----- Data segment -----

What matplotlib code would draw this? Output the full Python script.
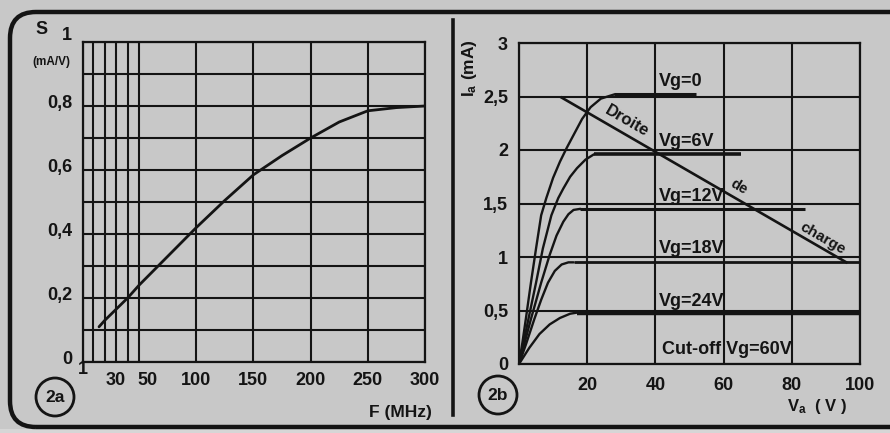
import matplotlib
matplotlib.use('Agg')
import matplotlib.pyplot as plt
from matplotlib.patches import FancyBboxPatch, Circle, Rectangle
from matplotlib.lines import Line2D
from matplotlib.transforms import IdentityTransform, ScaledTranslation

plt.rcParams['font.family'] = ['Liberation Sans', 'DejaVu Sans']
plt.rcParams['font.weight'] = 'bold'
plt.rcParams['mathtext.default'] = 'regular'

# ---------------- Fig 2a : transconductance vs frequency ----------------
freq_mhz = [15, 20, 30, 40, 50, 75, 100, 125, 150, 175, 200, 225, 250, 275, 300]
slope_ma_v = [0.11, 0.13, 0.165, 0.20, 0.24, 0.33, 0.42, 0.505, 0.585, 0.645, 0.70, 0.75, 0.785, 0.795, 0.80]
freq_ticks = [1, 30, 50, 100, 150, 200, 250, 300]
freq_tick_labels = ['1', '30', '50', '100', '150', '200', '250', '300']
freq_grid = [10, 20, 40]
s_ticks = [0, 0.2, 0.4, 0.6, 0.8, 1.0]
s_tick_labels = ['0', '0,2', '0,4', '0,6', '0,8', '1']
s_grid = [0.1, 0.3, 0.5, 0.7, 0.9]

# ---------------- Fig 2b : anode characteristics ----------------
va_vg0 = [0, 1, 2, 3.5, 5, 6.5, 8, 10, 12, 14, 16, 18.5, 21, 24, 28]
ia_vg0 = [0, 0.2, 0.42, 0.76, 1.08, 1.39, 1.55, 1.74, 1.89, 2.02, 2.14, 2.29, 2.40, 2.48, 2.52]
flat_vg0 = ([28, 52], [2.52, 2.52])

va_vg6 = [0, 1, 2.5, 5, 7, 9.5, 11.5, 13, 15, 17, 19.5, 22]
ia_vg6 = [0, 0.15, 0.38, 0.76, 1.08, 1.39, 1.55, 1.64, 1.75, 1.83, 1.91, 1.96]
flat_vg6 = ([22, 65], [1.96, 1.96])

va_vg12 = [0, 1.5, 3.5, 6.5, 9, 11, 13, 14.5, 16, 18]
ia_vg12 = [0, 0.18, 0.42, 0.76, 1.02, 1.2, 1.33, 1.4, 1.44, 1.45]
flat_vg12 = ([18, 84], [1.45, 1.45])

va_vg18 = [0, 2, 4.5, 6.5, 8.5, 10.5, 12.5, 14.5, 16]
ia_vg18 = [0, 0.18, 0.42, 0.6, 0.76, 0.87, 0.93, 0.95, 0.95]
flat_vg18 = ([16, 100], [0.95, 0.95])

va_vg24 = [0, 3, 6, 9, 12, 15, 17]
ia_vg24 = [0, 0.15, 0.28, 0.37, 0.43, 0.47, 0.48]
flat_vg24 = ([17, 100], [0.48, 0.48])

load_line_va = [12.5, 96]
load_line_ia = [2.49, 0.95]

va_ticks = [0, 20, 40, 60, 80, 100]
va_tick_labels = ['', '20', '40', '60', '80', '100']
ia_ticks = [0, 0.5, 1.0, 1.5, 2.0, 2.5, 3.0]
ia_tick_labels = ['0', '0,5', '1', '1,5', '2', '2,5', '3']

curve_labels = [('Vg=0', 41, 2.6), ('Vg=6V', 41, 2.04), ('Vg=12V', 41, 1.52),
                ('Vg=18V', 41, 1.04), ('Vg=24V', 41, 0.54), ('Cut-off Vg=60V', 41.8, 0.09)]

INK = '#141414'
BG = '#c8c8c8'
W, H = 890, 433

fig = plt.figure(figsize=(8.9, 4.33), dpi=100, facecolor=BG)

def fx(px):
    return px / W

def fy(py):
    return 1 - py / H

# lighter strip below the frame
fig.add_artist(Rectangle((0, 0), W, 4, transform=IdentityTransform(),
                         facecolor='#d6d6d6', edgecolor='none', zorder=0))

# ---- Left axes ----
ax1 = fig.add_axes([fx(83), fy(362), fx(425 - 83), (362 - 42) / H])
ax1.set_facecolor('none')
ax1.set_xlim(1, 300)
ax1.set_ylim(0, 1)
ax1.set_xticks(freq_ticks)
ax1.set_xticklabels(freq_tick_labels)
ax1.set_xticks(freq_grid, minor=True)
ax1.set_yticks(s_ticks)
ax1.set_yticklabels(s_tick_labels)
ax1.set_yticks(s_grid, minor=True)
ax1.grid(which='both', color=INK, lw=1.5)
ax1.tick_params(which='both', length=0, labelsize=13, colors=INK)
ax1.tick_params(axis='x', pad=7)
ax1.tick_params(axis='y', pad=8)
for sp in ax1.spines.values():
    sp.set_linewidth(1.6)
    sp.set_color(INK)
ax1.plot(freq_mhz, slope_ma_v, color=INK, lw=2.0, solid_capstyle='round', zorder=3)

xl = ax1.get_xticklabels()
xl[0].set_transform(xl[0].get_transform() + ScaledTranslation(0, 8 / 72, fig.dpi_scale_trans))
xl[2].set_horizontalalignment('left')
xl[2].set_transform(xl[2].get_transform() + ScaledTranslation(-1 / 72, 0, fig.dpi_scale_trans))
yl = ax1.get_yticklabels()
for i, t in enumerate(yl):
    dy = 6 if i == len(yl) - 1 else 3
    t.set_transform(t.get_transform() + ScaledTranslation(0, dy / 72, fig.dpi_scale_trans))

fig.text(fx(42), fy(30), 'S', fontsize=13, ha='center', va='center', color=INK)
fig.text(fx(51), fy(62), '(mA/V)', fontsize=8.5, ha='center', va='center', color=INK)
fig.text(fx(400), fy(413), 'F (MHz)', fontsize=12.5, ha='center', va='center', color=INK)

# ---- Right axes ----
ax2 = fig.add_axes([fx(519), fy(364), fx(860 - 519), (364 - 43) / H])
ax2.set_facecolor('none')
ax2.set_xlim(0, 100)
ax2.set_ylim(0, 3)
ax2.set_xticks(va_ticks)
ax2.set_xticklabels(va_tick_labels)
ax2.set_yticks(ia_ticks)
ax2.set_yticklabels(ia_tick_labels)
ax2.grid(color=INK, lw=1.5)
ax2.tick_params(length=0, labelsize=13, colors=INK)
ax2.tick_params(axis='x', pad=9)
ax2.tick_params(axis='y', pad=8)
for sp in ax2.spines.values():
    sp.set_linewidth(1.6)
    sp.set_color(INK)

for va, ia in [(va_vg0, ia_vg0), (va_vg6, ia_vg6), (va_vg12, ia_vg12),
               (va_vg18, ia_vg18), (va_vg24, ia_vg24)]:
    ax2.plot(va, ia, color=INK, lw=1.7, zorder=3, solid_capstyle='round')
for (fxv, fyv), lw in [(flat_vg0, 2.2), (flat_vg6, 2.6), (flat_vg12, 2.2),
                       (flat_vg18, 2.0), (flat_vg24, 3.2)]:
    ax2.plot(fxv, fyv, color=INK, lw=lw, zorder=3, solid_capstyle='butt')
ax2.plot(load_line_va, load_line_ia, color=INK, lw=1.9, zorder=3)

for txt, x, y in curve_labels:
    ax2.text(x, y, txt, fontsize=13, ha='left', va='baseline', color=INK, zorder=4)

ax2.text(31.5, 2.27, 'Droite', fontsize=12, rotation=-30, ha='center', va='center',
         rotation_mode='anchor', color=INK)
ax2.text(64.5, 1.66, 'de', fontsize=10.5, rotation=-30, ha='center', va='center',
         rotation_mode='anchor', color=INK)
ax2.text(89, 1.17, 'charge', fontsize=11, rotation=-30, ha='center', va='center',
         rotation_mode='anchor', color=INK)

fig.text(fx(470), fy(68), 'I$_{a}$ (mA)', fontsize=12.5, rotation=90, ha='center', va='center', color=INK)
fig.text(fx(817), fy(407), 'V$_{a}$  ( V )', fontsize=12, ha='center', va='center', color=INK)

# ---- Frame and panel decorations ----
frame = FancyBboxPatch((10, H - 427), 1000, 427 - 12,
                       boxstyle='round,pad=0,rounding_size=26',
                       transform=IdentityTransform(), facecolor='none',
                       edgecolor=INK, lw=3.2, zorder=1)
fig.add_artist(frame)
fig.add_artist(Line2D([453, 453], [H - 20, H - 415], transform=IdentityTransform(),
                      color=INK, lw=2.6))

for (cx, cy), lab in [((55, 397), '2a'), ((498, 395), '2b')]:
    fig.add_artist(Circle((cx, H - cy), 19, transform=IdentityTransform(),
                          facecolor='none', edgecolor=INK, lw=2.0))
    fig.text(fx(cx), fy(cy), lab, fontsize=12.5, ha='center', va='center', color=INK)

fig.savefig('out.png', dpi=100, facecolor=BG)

-----

## Exercise task
Begin at the first line of the material and copy each line exactly through the one containing "flat_vg6 = ([22, 65], [1.96, 1.96])". Omit pictures.

## Answer to this exercise
What matplotlib code would draw this? Output the full Python script.
import matplotlib
matplotlib.use('Agg')
import matplotlib.pyplot as plt
from matplotlib.patches import FancyBboxPatch, Circle, Rectangle
from matplotlib.lines import Line2D
from matplotlib.transforms import IdentityTransform, ScaledTranslation

plt.rcParams['font.family'] = ['Liberation Sans', 'DejaVu Sans']
plt.rcParams['font.weight'] = 'bold'
plt.rcParams['mathtext.default'] = 'regular'

# ---------------- Fig 2a : transconductance vs frequency ----------------
freq_mhz = [15, 20, 30, 40, 50, 75, 100, 125, 150, 175, 200, 225, 250, 275, 300]
slope_ma_v = [0.11, 0.13, 0.165, 0.20, 0.24, 0.33, 0.42, 0.505, 0.585, 0.645, 0.70, 0.75, 0.785, 0.795, 0.80]
freq_ticks = [1, 30, 50, 100, 150, 200, 250, 300]
freq_tick_labels = ['1', '30', '50', '100', '150', '200', '250', '300']
freq_grid = [10, 20, 40]
s_ticks = [0, 0.2, 0.4, 0.6, 0.8, 1.0]
s_tick_labels = ['0', '0,2', '0,4', '0,6', '0,8', '1']
s_grid = [0.1, 0.3, 0.5, 0.7, 0.9]

# ---------------- Fig 2b : anode characteristics ----------------
va_vg0 = [0, 1, 2, 3.5, 5, 6.5, 8, 10, 12, 14, 16, 18.5, 21, 24, 28]
ia_vg0 = [0, 0.2, 0.42, 0.76, 1.08, 1.39, 1.55, 1.74, 1.89, 2.02, 2.14, 2.29, 2.40, 2.48, 2.52]
flat_vg0 = ([28, 52], [2.52, 2.52])

va_vg6 = [0, 1, 2.5, 5, 7, 9.5, 11.5, 13, 15, 17, 19.5, 22]
ia_vg6 = [0, 0.15, 0.38, 0.76, 1.08, 1.39, 1.55, 1.64, 1.75, 1.83, 1.91, 1.96]
flat_vg6 = ([22, 65], [1.96, 1.96])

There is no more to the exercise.